Intitulée Don’t Hold Your Breath, la récente exposition de certains de ces paysages à la galerie Eva Presenhuber à Zurich l’an passé, avec son lot de forêts, d’ouragans, de sous-bois et de plages balayées par les vents, offrait la brillante démonstration d’une évidente possibilité de faire de la peinture, justement, et de la faire autrement, d’une façon nouvelle et inventive. Elle rendait aussi limpide la nature parfaitement accessoire du sujet (ce que l’on sait depuis que Cézanne peignit des pommes ou la montagne Sainte-Victoire) : il y a fort à parier que Shara Hughes a choisi le paysage parce que c’est un sujet immédiatement identifiable et rassurant – pas très important, en somme. Rassuré par le sujet, libéré de l’identification du lieu, puisqu’il est imaginaire, les bavardages narratifs lui étant en sus épargnés, le spectateur peut ainsi s’abandonner sans entraves à cette peinture et l’envisager essentiellement en sa qualité de peinture. Hughes y fait preuve d’un talent de coloriste hors norme, qui sait s’aventurer dans tous les excès et ne s’interdit aucune audace, et nous emporte systématiquement dans des compositions rocambolesques et trépidantes.

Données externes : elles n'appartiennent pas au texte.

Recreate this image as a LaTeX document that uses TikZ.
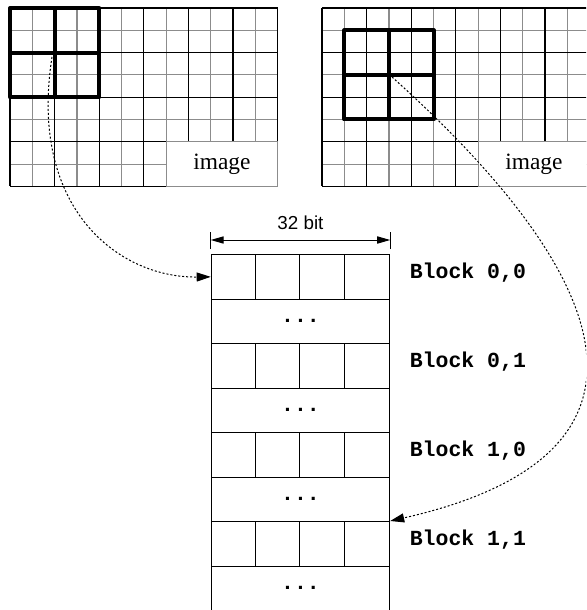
\documentclass[tikz,border=0pt]{standalone}
\usepackage{fontspec}
\setmainfont{Liberation Serif}
\setsansfont{Liberation Sans}
\setmonofont{Liberation Mono}
\usetikzlibrary{arrows.meta, positioning}

\begin{document}
\begin{tikzpicture}[
    x=0.5pt, y=-0.5pt,
    pixline/.style={draw=black!45, line width=0.6pt},
    blkline/.style={draw=black, line width=0.6pt},
    thickbox/.style={draw, line width=2pt, line join=round},
    band/.style={draw, line width=0.6pt, minimum width=89.15pt, minimum height=22.25pt, inner sep=0pt, anchor=north west},
    blocklabel/.style={font=\fontsize{10.75}{12}\selectfont\ttfamily\bfseries, anchor=base west, inner sep=0pt},
    dots/.style={font=\fontsize{10.75}{12}\selectfont\ttfamily\bfseries},
    imglabel/.style={font=\fontsize{11.7}{13}\selectfont},
    dimarrow/.style={{Triangle[length=6.5pt,width=3.6pt]}-{Triangle[length=6.5pt,width=3.6pt]}, line width=0.5pt},
    maparrow/.style={-{Triangle[length=7pt,width=4.5pt]}, line width=0.5pt, dash pattern=on 1pt off 1pt},
]
    \clip (0,0) rectangle (586,610);

    % Image grids (pixels gray, 2x2 blocks black)
    \foreach \ox/\nm in {10/L, 322/R} {
        \foreach \i in {1,3,...,11}
            \draw[pixline] (\ox+\i*22.3,8) -- (\ox+\i*22.3,186.4);
        \foreach \j in {1,3,5,7}
            \draw[pixline] (\ox,8+\j*22.3) -- (\ox+267.6,8+\j*22.3);
        \foreach \i in {0,2,...,12}
            \draw[blkline] (\ox+\i*22.3,8) -- (\ox+\i*22.3,186.4);
        \foreach \j in {0,2,4,6,8}
            \draw[blkline] (\ox,8+\j*22.3) -- (\ox+267.6,8+\j*22.3);
        % blank corner with label
        \filldraw[fill=white, pixline] (\ox+156.1,141.8) rectangle (\ox+267.6,186.4);
        \node[imglabel] (img\nm) at (\ox+211.9,164.1) {image};
    }

    % Selected blocks
    \foreach \ox/\oy in {10/8, 344.3/30.3} {
        \draw[thickbox] (\ox,\oy) rectangle (\ox+89.2,\oy+89.2);
        \draw[thickbox] (\ox+44.6,\oy) -- (\ox+44.6,\oy+89.2);
        \draw[thickbox] (\ox,\oy+44.6) -- (\ox+89.2,\oy+44.6);
    }

    % Memory layout
    \foreach \k in {0,...,7}
        \node[band] (band\k) at (210.7,254+\k*44.5) {};
    \foreach \k in {0,2,4,6}
        \foreach \c in {1,2,3}
            \draw[blkline] (210.7+\c*44.575,254+\k*44.5) -- ++(0,44.5);
    \foreach \k in {1,3,5,7}
        \node[dots] (dots\k) at (band\k.center) {...};

    % Labels
    \foreach \k/\txt in {0/{0,0}, 2/{0,1}, 4/{1,0}, 6/{1,1}}
        \node[blocklabel] (lbl\k) at ([xshift=9.6pt, yshift=-1pt]band\k.east) {Block \txt};

    % Width
    \coordinate (dimL) at ([yshift=7pt]band0.north west);
    \coordinate (dimR) at ([yshift=7pt]band0.north east);
    \draw[blkline] ([yshift=2.5pt]band0.north west) -- ([yshift=11pt]band0.north west);
    \draw[blkline] ([yshift=2.5pt]band0.north east) -- ([yshift=11pt]band0.north east);
    \draw[dimarrow] (dimL) -- node[above=5pt, inner sep=0pt, font=\fontsize{9.4}{11}\selectfont\sffamily] (width) {32 bit} (dimR);

    % Mapping
    \coordinate (srcL) at (52,57);
    \coordinate (srcR) at (392,77);
    \draw[maparrow] (srcL) .. controls (28,210) and (120,278) .. (band0.west);
    \draw[maparrow] (srcR) .. controls (640,300) and (660,460) .. (band6.north east);
\end{tikzpicture}
\end{document}
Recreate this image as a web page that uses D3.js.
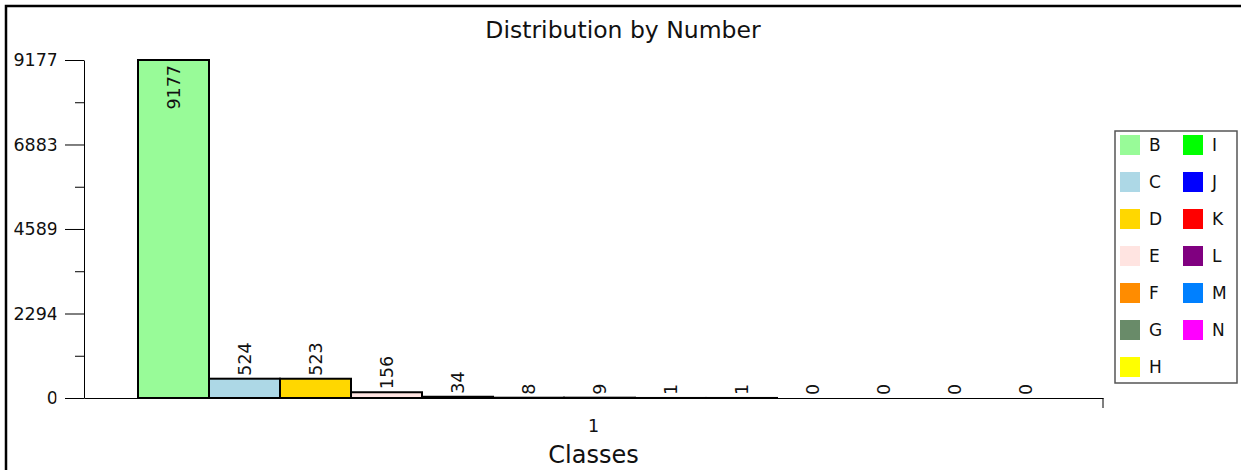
<!DOCTYPE html>
<html>
<head>
<meta charset="utf-8">
<script src="https://cdn.jsdelivr.net/npm/d3@7"></script>
<style>
  body { margin:0; background:#fff; }
  text { font-family:"DejaVu Sans", sans-serif; fill:#111; }
</style>
</head>
<body>
<svg></svg>
<script>
var screen = {width:1241,height:470}

// data
var classes = ["B","C","D","E","F","G","H","I","J","K","L","M","N"]
var counts = [9177,524,523,156,34,8,9,1,1,0,0,0,0]
var colors = ["#98fb98","#add8e6","#ffd700","#ffe4e1","#ff8c00","#698b69","#ffff00",
              "#00ff00","#0000ff","#ff0000","#800080","#0080ff","#ff00ff"]
var yTicks = [0,2294,4589,6883,9177]
var yMinor = [1147,3442,5736,8030]
var xCats = ["1"]

var svg = d3.select("svg")
    .attr("width",screen.width)
    .attr("height",screen.height)

// outer frame
svg.append("rect")
    .attr("x",6).attr("y",6)
    .attr("width",1300).attr("height",600)
    .attr("fill","none").attr("stroke","#000").attr("stroke-width",2.5)

svg.append("text")
    .attr("x",623).attr("y",38)
    .attr("text-anchor","middle")
    .style("font-size","23.5px")
    .text("Distribution by Number")

var yScale = d3.scaleLinear()
    .domain([0,9177])
    .range([398,60])

var xScale = d3.scaleBand()
    .domain(classes)
    .range([138,1061])

var catScale = d3.scaleBand()
    .domain(xCats)
    .range([84,1103])

// y axis, labels clipped like the original
svg.append("clipPath").attr("id","yclip")
  .append("rect").attr("x",0).attr("y",-30).attr("width",56.5).attr("height",60)

var yAxisG = svg.append("g")
    .attr("transform","translate(84,0)")
    .call(d3.axisLeft(yScale).tickValues(yTicks).tickSize(19).tickSizeOuter(0).tickPadding(5).tickFormat(d3.format("d")))
yAxisG.selectAll("text")
    .attr("clip-path","url(#yclip)")
    .attr("transform","translate(-84,0)")
    .attr("x",58)
    .style("font-size","17.5px")
yAxisG.select(".domain").attr("stroke","#000")
yAxisG.selectAll(".tick line").attr("stroke","#000")

svg.append("g")
    .attr("transform","translate(84,0)")
    .call(d3.axisLeft(yScale).tickValues(yMinor).tickSize(9).tickFormat(""))
    .select(".domain").remove()

// x axis
var xAxisG = svg.append("g")
    .attr("transform","translate(0,398)")
    .call(d3.axisBottom(catScale).tickSize(0).tickSizeOuter(0).tickPadding(22))
xAxisG.selectAll("text").style("font-size","17.5px").attr("fill","#111")
xAxisG.select(".domain").attr("stroke","#000")
xAxisG.append("line")
    .attr("x1",catScale.range()[1]).attr("x2",catScale.range()[1])
    .attr("y1",0).attr("y2",10)
    .attr("stroke","#000")

svg.append("text")
    .attr("x",catScale(xCats[0]) + catScale.bandwidth()/2)
    .attr("y",463)
    .attr("text-anchor","middle")
    .style("font-size","24px")
    .text("Classes")

// bars
var bars = svg.append("g").attr("id","bars")
bars.selectAll("rect")
    .data(counts)
    .enter()
    .append("rect")
    .attr("x",function(d,i){return xScale(classes[i])})
    .attr("width",xScale.bandwidth())
    .attr("y",function(d){return yScale(d)})
    .attr("height",function(d){return yScale(0)-yScale(d)})
    .attr("fill",function(d,i){return colors[i]})
    .attr("stroke",function(d){return d>0 ? "#000" : "none"})
    .attr("stroke-width",2)

// value labels, rotated
bars.selectAll("text")
    .data(counts)
    .enter()
    .append("text")
    .attr("transform",function(d,i){
        var x = xScale(classes[i]) + xScale.bandwidth()/2 + 6
        var y = d > 5000 ? yScale(d) + 5 : yScale(d) - 3
        return "translate("+x+","+y+") rotate(-90)"
    })
    .attr("text-anchor",function(d){return d > 5000 ? "end" : "start"})
    .style("font-size","17.5px")
    .text(function(d){return d})

// legend
var legend = svg.append("g").attr("transform","translate(1115,131)")
legend.append("rect")
    .attr("width",122).attr("height",252)
    .attr("fill","#fff").attr("stroke","#555").attr("stroke-width",1.5)

var items = legend.selectAll("g.item")
    .data(classes)
    .enter()
    .append("g")
    .attr("class","item")
    .attr("transform",function(d,i){
        var col = i < 7 ? 0 : 1
        var row = i < 7 ? i : i - 7
        return "translate("+(5+col*63)+","+(4+row*37)+")"
    })
items.append("rect")
    .attr("width",20).attr("height",20)
    .attr("fill",function(d,i){return colors[i]})
items.append("text")
    .attr("x",29).attr("y",16)
    .style("font-size","17px")
    .text(function(d){return d})
</script>
</body>
</html>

Hughes est née en 1981 et c’est précisément l’année où eut lieu, à la Royal Academy of Arts de Londres, l’exposition A New Spirit in Painting. Organisée par sir Norman Rosenthal – historien d’art et secrétaire des expositions de la Royal Academy – épaulé par Christos Joachimides et Nicholas Serota, l’exposition fit date parce qu’elle indiquait très clairement le “renouveau” de la peinture, et en tout cas sa résistance face à des médiums plus nouveaux comme la photographie, la vidéo ou l’installation qui dominaient alors la scène artistique. Ce renouveau s’exprimait par les formes du néo- expressionnisme et de la trans-avant-garde. L’exposition présentait aussi de nouvelles figures promises à un avenir spectaculaire : Julian Schnabel, par exemple. Le même sir Norman Rosenthal présentait l’an passé, pendant la Frieze Art Fair à Londres, à la Galerie Almine Rech, une exposition intitulée A New Spirit Then, A New Spirit Now 1981-2018, qui, de toute évidence, tissait des liens entre ces deux époques, montrant au fond une résistance de la peinture identique à trente-sept ans d’intervalle. Facétie du destin : le dîner qui suivit le vernissage de l’exposition londonienne eut lieu dans une salle du Arts Club de Londres (l’un de ces formidables clubs anglais sans grand équivalent dans le monde, et certainement pas à Paris) où étaient justement exposés des tableaux récents de Shara Hughes. C’est devant un grand paysage de Hughes que l’élégant sir Norman Rosenthal dîna, puis fit un discours exceptionnel durant lequel il expliqua sa fascination inchangée pour la peinture et, entre autres, que l’exposition A New Spirit in painting de 1981 ne comptait pas d’artiste femme, et à sa connaissance pas de gays ni de Noirs (The Art Newspaper commenta justement l’exposition avec ce gros titre : “A New Spirit of Painting makes a comeback (with one woman artist this time)” – il faut avoir bien peu de choses à dire sur la peinture pour se livrer à pareil décompte). Avec un sourire très british, Rosenthal conclut son discours par un joyeux “On ne pourrait plus faire ça aujourd’hui” – puis s’éclipsa brièvement pour, prétendit-il, aller chanter Lili Marleen au vernissage de Baselitz.